Open allefeld opened this issue 3 years ago • 1 comments

I found this strange behavior:

> dic = pyphen.Pyphen(lang='de')

> dic.inserted('begreifbar')
'be-greif-bar'

> dic.inserted('begreifbar.')
'be-greif-ba-r.'

> dic.inserted('begreifbar«.')
'be-greif-ba-r«.'

The first hyphenation is correct.
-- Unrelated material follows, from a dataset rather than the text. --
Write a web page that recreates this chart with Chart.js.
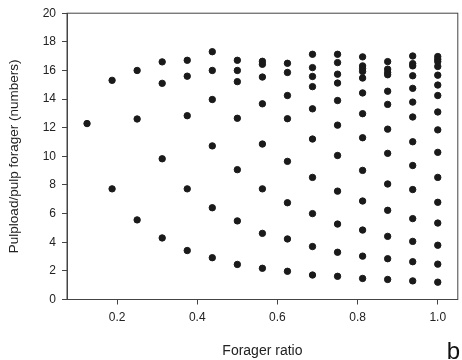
<!DOCTYPE html>
<html>
<head>
<meta charset="utf-8">
<script src="https://cdn.jsdelivr.net/npm/chart.js@4/dist/chart.umd.min.js"></script>
<style>
  html, body { margin: 0; padding: 0; background: #fff; }
  #wrap { width: 462px; height: 360px; }
</style>
</head>
<body>
<div id="wrap"><canvas id="scatter"></canvas></div>
<script>
// forager ratio columns and the pulpload values
const foragerRatio = [0.125, 0.1875, 0.25, 0.3125, 0.375, 0.4375, 0.5, 0.5625, 0.625, 0.6875, 0.75, 0.8125, 0.875, 0.9375, 1.0];
const pulpLoad = [
  [12.29],
  [15.31, 7.73],
  [16.0, 12.61, 5.56],
  [16.6, 15.1, 9.83, 4.3],
  [16.71, 15.6, 12.84, 7.73, 3.42],
  [17.31, 16.0, 13.97, 10.73, 6.41, 2.92],
  [16.71, 16.0, 15.22, 12.66, 9.07, 5.49, 2.45],
  [16.64, 16.43, 15.54, 13.67, 10.86, 7.73, 4.62, 2.18],
  [16.5, 15.86, 14.25, 12.63, 9.65, 6.76, 4.23, 1.97],
  [17.13, 16.2, 15.58, 14.87, 13.32, 11.21, 8.53, 6.0, 3.7, 1.71],
  [17.13, 16.55, 15.74, 15.12, 13.9, 12.18, 10.06, 7.57, 5.27, 3.3, 1.62],
  [16.95, 16.32, 16.13, 15.93, 15.47, 14.43, 12.98, 11.3, 9.02, 6.88, 4.85, 3.03, 1.47],
  [16.62, 16.09, 15.86, 15.7, 14.55, 13.63, 11.9, 10.21, 8.07, 6.23, 4.41, 2.85, 1.4],
  [17.01, 16.48, 16.32, 15.63, 14.75, 13.79, 12.75, 11.02, 9.36, 7.68, 5.65, 4.06, 2.64, 1.3],
  [16.97, 16.78, 16.62, 16.28, 15.67, 14.98, 14.25, 13.1, 11.85, 10.28, 8.53, 6.79, 5.34, 3.79, 2.47, 1.21]
];
const xTicks = [0.2, 0.4, 0.6, 0.8, 1.0];
const yTicks = [0, 2, 4, 6, 8, 10, 12, 14, 16, 18, 20];

const points = [];
foragerRatio.forEach((x, i) => {
  pulpLoad[i].forEach(y => points.push({ x: x, y: y }));
});

const axisColor = '#444';
const font = { family: 'Liberation Sans, Arial, sans-serif', size: 12 };

// box around the plot plus the panel letter
const frame = {
  id: 'frame',
  afterDraw(chart) {
    const { ctx, chartArea: a } = chart;
    ctx.save();
    ctx.strokeStyle = axisColor;
    ctx.lineWidth = 1;
    ctx.strokeRect(a.left, a.top, a.right - a.left, a.bottom - a.top);
    ctx.fillStyle = '#111';
    ctx.font = '24px Liberation Sans, Arial, sans-serif';
    ctx.textAlign = 'right';
    ctx.textBaseline = 'alphabetic';
    ctx.fillText('b', 460, 359);
    ctx.restore();
  }
};

new Chart(document.getElementById('scatter'), {
  type: 'scatter',
  data: {
    datasets: [{
      data: points,
      backgroundColor: '#1a1a1a',
      borderColor: '#1a1a1a',
      pointRadius: 3.2,
      pointHoverRadius: 3.2
    }]
  },
  options: {
    responsive: true,
    maintainAspectRatio: false,
    animation: false,
    layout: { padding: { top: 10, right: 3, left: 0, bottom: 0 } },
    plugins: { legend: { display: false }, tooltip: { enabled: false } },
    scales: {
      x: {
        type: 'linear',
        min: 0.075,
        max: 1.05,
        afterBuildTicks: s => { s.ticks = xTicks.map(v => ({ value: v })); },
        afterFit: s => { s.height = 60.5; },
        grid: { drawOnChartArea: false, drawTicks: true, tickLength: 5, color: axisColor },
        border: { color: axisColor },
        ticks: { font: font, color: '#222', padding: 6, maxRotation: 0, callback: v => v.toFixed(1) },
        title: { display: true, text: 'Forager ratio', font: { family: font.family, size: 14 }, color: '#222', padding: { top: 0, bottom: 0 } }
      },
      y: {
        min: 0,
        max: 20,
        afterBuildTicks: s => { s.ticks = yTicks.map(v => ({ value: v })); },
        afterFit: s => { s.width = 67; },
        grid: { drawOnChartArea: false, drawTicks: true, tickLength: 5, color: axisColor },
        border: { color: axisColor },
        ticks: { font: font, color: '#222', padding: 6 },
        title: { display: true, text: 'Pulpload/pulp forager (numbers)', font: { family: font.family, size: 13.5 }, color: '#222', padding: { top: 6, bottom: 0 } }
      }
    }
  },
  plugins: [frame]
});
</script>
</body>
</html>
The second and third have trailing punctuation characters (« is a common closing-quote in German printing), which leads to an additional incorrect hyphenation point being inserted.

I tried to use the local hunspell dictionary instead (/usr/share/hyphen/hyph_de_DE.dic), with the same result.

In this case, I could fix it by removing punctuation characters myself, but I'd still consider it to be a bug, possibly related to #24 and #26.

allefeld avatar Apr 18 '22 20:04 allefeld

Hello!

In this case, I could fix it by removing punctuation characters myself

Yes, that’s a "problem" already answered in this comment. Short answer: as some details are specific to each language (and probably to each application), it’s easier to remove the punctuation in your application.

liZe avatar Apr 19 '22 04:04 liZe

Closing, as we don’t plan to handle punctuation in Pyphen.

liZe avatar Mar 12 '23 11:03 liZe